The memorial, located near the intersection of 19th Street and Benjamin Franklin Parkway in Logan Circle, was formally dedicated on June 1, 1934, Pennypacker's birthday. The ceremony was attended by a large number of spectators and saw the involvement of many civic groups in the city, including the Grand Army of the Republic posts, the Historical Society of Pennsylvania, the Society of the Cincinnati, and several art societies in the city. The ceremony commenced with a playing of "America" by the 108th Field Artillery Regiment band. The dedication was then called to order by Isaac R. Pennypacker, a cousin of Galusha's, before an invocation was given by the Reverend Louis Washburn of Christ Church, Philadelphia. The memorial was then presented by Richard J. Beamish, the secretary of the commonwealth of Pennsylvania, on behalf of the governor of Pennsylvania to the city of Philadelphia. The memorial was then unveiled by a granddaughter of Pennypacker's and accepted by J. Hampton Moore, the mayor of Philadelphia.
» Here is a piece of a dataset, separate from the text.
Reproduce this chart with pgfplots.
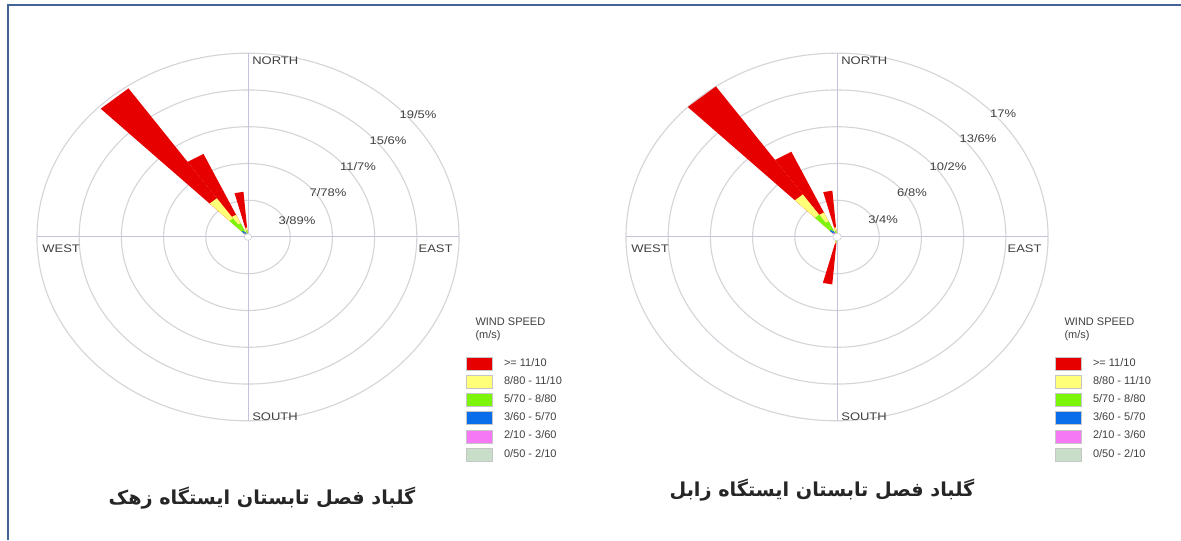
\documentclass[border=0pt]{standalone}
\usepackage{pgfplots}
\pgfplotsset{compat=1.18}
\usepackage{fontspec}
\setmainfont{Liberation Sans}
\newfontfamily\arabicfont[Script=Arabic]{DejaVu Sans}
\newfontfamily\widefont[FakeStretch=1.18]{Liberation Sans}
\TeXXeTstate=1
\definecolor{wrRed}{RGB}{230,0,0}
\definecolor{wrYel}{RGB}{255,255,120}
\definecolor{wrGrn}{RGB}{125,245,10}
\definecolor{wrBlu}{RGB}{10,110,235}
\definecolor{wrPnk}{RGB}{245,120,245}
\definecolor{wrGry}{RGB}{200,222,200}
\definecolor{frame}{RGB}{68,100,150}
\definecolor{ringc}{RGB}{212,212,218}
\definecolor{axc}{RGB}{195,195,220}
\newcommand\lbl{\fontsize{5.5}{6.5}\selectfont}
\newcommand\wlbl{\widefont\fontsize{5.5}{6.5}\selectfont}
% petal: colour, compass direction (deg), cumulative frequency (%)
\newcommand{\petal}[3]{%
  \addplot[fill=#1, draw=none, forget plot] table[row sep=\\,
    x expr={#3*\thisrow{k}*sin(#2+\thisrow{da})},
    y expr={#3*\thisrow{k}*cos(#2+\thisrow{da})}]
    {da k\\ 0 0\\ -5 1\\ 5 1\\};}
\tikzset{
  ring/.style={draw=ringc, line width=0.55pt},
  axl/.style={draw=axc, line width=0.5pt},
}
\pgfplotsset{
  rose/.style={scale only axis, width=217pt, height=189pt, anchor=center,
    hide axis, clip=false,
    legend cell align=left,
    legend image code/.code={\draw[##1, draw=gray!45, line width=0.3pt] (0pt,-3.25pt) rectangle (13pt,3.25pt);},
    legend style={at={(1.0023,0.184)}, anchor=north west, draw=none, fill=none,
      inner sep=0pt, row sep=2.3pt, column sep=5.5pt,
      nodes={inner sep=0pt, minimum height=6.5pt, font=\lbl, text=black!75}},
  },
}
\newcommand{\legendentries}{%
  \addlegendimage{fill=wrRed}\addlegendentry{>= 11/10}
  \addlegendimage{fill=wrYel}\addlegendentry{8/80 - 11/10}
  \addlegendimage{fill=wrGrn}\addlegendentry{5/70 - 8/80}
  \addlegendimage{fill=wrBlu}\addlegendentry{3/60 - 5/70}
  \addlegendimage{fill=wrPnk}\addlegendentry{2/10 - 3/60}
  \addlegendimage{fill=wrGry}\addlegendentry{0/50 - 2/10}
  \node[anchor=west, font=\lbl, text=black!75] at (axis description cs:1.008,0.275) {WIND SPEED};
  \node[anchor=west, font=\lbl, text=black!75] at (axis description cs:1.008,0.238) {(m/s)};
}
\begin{document}
\begin{tikzpicture}
\useasboundingbox (0,0) rectangle (590.5pt,270pt);
\fill[white] (0,0) rectangle (590.5pt,270pt);
\draw[frame, line width=1.1pt] (4pt,0) -- (4pt,267.5pt) -- (590.5pt,267.5pt);

% ---------------- Zahak ----------------
\begin{axis}[rose, at={(124pt,151.5pt)}, xmin=-20, xmax=20, ymin=-20, ymax=20]
\pgfplotsinvokeforeach{3.89,7.78,11.67,15.56,19.45}{\draw[ring] (axis cs:0,0) ellipse [x radius=#1, y radius=#1];}
\draw[axl] (axis cs:-19.45,0) -- (axis cs:19.45,0);
\draw[axl] (axis cs:0,-19.45) -- (axis cs:0,19.45);
% >= 11.10
\petal{wrRed}{320}{19.2}\petal{wrRed}{330}{9.7}\petal{wrRed}{350}{4.8}
% 8.80-11.10
\petal{wrYel}{320}{5.0}\petal{wrYel}{330}{2.6}\petal{wrYel}{350}{1.0}
% 5.70-8.80
\petal{wrGrn}{320}{2.4}\petal{wrGrn}{330}{1.6}\petal{wrGrn}{350}{0.7}
% 3.60-5.70
\petal{wrBlu}{320}{0.8}\petal{wrBlu}{330}{0.6}\petal{wrBlu}{350}{0.4}
% 2.10-3.60
\petal{wrPnk}{320}{0.5}\petal{wrPnk}{330}{0.4}\petal{wrPnk}{350}{0.25}
% 0.50-2.10
\petal{wrGry}{320}{0.3}\petal{wrGry}{330}{0.2}\petal{wrGry}{350}{0.15}
\draw[draw=gray!40, fill=white, line width=0.3pt] (axis cs:0,0) ellipse [x radius=0.35, y radius=0.35];
\legendentries
\begin{scope}[every node/.style={font=\wlbl, text=black!75, inner sep=0.6pt}]
\node at (axis cs:4.52,1.69) {3/89\%};
\node at (axis cs:7.37,4.65) {7/78\%};
\node at (axis cs:10.14,7.40) {11/7\%};
\node at (axis cs:12.90,10.25) {15/6\%};
\node at (axis cs:15.67,13.0) {19/5\%};
\node[anchor=north west] at (axis cs:0.25,19.2) {NORTH};
\node[anchor=south west] at (axis cs:0.25,-19.55) {SOUTH};
\node[anchor=north west] at (axis cs:-19.1,-0.7) {WEST};
\node[anchor=north east] at (axis cs:19.0,-0.7) {EAST};
\end{scope}
\end{axis}

% ---------------- Zabol ----------------
\begin{axis}[rose, at={(418.5pt,151.5pt)}, xmin=-17.48, xmax=17.48, ymin=-17.48, ymax=17.48]
\pgfplotsinvokeforeach{3.4,6.8,10.2,13.6,17}{\draw[ring] (axis cs:0,0) ellipse [x radius=#1, y radius=#1];}
\draw[axl] (axis cs:-17,0) -- (axis cs:17,0);
\draw[axl] (axis cs:0,-17) -- (axis cs:0,17);
% >= 11.10
\petal{wrRed}{320}{17.0}\petal{wrRed}{330}{8.7}\petal{wrRed}{350}{4.3}\petal{wrRed}{190}{4.4}
% 8.80-11.10
\petal{wrYel}{320}{4.8}\petal{wrYel}{330}{2.5}\petal{wrYel}{350}{0.9}\petal{wrYel}{190}{0.6}
% 5.70-8.80
\petal{wrGrn}{320}{2.5}\petal{wrGrn}{330}{1.6}\petal{wrGrn}{350}{0.6}\petal{wrGrn}{190}{0.45}
% 3.60-5.70
\petal{wrBlu}{320}{0.8}\petal{wrBlu}{330}{0.6}\petal{wrBlu}{350}{0.3}\petal{wrBlu}{190}{0.3}
% 2.10-3.60
\petal{wrPnk}{320}{0.5}\petal{wrPnk}{330}{0.4}\petal{wrPnk}{350}{0.2}\petal{wrPnk}{190}{0.2}
% 0.50-2.10
\petal{wrGry}{320}{0.3}\petal{wrGry}{330}{0.2}\petal{wrGry}{350}{0.1}\petal{wrGry}{190}{0.1}
\draw[draw=gray!40, fill=white, line width=0.3pt] (axis cs:0,0) ellipse [x radius=0.35, y radius=0.35];
\legendentries
\begin{scope}[every node/.style={font=\wlbl, text=black!75, inner sep=0.6pt}]
\node at (axis cs:3.71,1.57) {3/4\%};
\node at (axis cs:6.04,4.07) {6/8\%};
\node at (axis cs:8.94,6.47) {10/2\%};
\node at (axis cs:11.36,9.06) {13/6\%};
\node at (axis cs:13.38,11.37) {17\%};
\node[anchor=north west] at (axis cs:0.22,16.8) {NORTH};
\node[anchor=south west] at (axis cs:0.22,-17.1) {SOUTH};
\node[anchor=north west] at (axis cs:-16.7,-0.6) {WEST};
\node[anchor=north east] at (axis cs:16.6,-0.6) {EAST};
\end{scope}
\end{axis}

\node[font=\arabicfont\bfseries\fontsize{9.6}{12}\selectfont, text=black!85] at (131pt,21pt) {\beginR گلباد فصل تابستان ایستگاه زهک\endR};
\node[font=\arabicfont\bfseries\fontsize{9.6}{12}\selectfont, text=black!85] at (411pt,25pt) {\beginR گلباد فصل تابستان ایستگاه زابل\endR};
\end{tikzpicture}
\end{document}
The rest of the ceremony included a presentation of the sculptor, who was introduced to the crowd by architect Warren Powers Laird, an address by Major General William G. Price Jr., a dedicatory prayer by Washburn, and multiple songs, with the ceremony closing to a performance of the Star-Spangled Banner.

=== Later history ===
In 1993, the memorial was surveyed as part of the Save Outdoor Sculpture! program. Since the turn of the century, the memorial has been the subject of several conservation efforts, which have included treatment work done in 2007 and 2019.

== Design ==
The memorial is in the form of a monumental statue depicting Pennypacker as a muscular, bare-chested figure dressed in classical clothing, including a helmet, sandals, and skirt. He is descending from atop a stylized cannon, taking a large stride with his right leg forward, both hands clenched in fists with his left arm forward. On either side of the cannon are two roaring tigers. This entire sculpture, which is designed in the Beaux-Arts style, is made of bronze and rests on a limestone base. The sculpture has a height of 13 ft and side dimensions of roughly 7 ft 5 in, while the pedestal has a height of 4 ft and side measurements of 8 ft 2 in. The front of the base bears the inscription "GALUSHA PENNYPACKER/BREVET MAJOR GENERAL/UNITED STATES ARMY/1842 - 1916", while the statue itself bears the name of the sculptor and foundry marks ("Albert Laessle / Roman Bronze Works, N.Y.").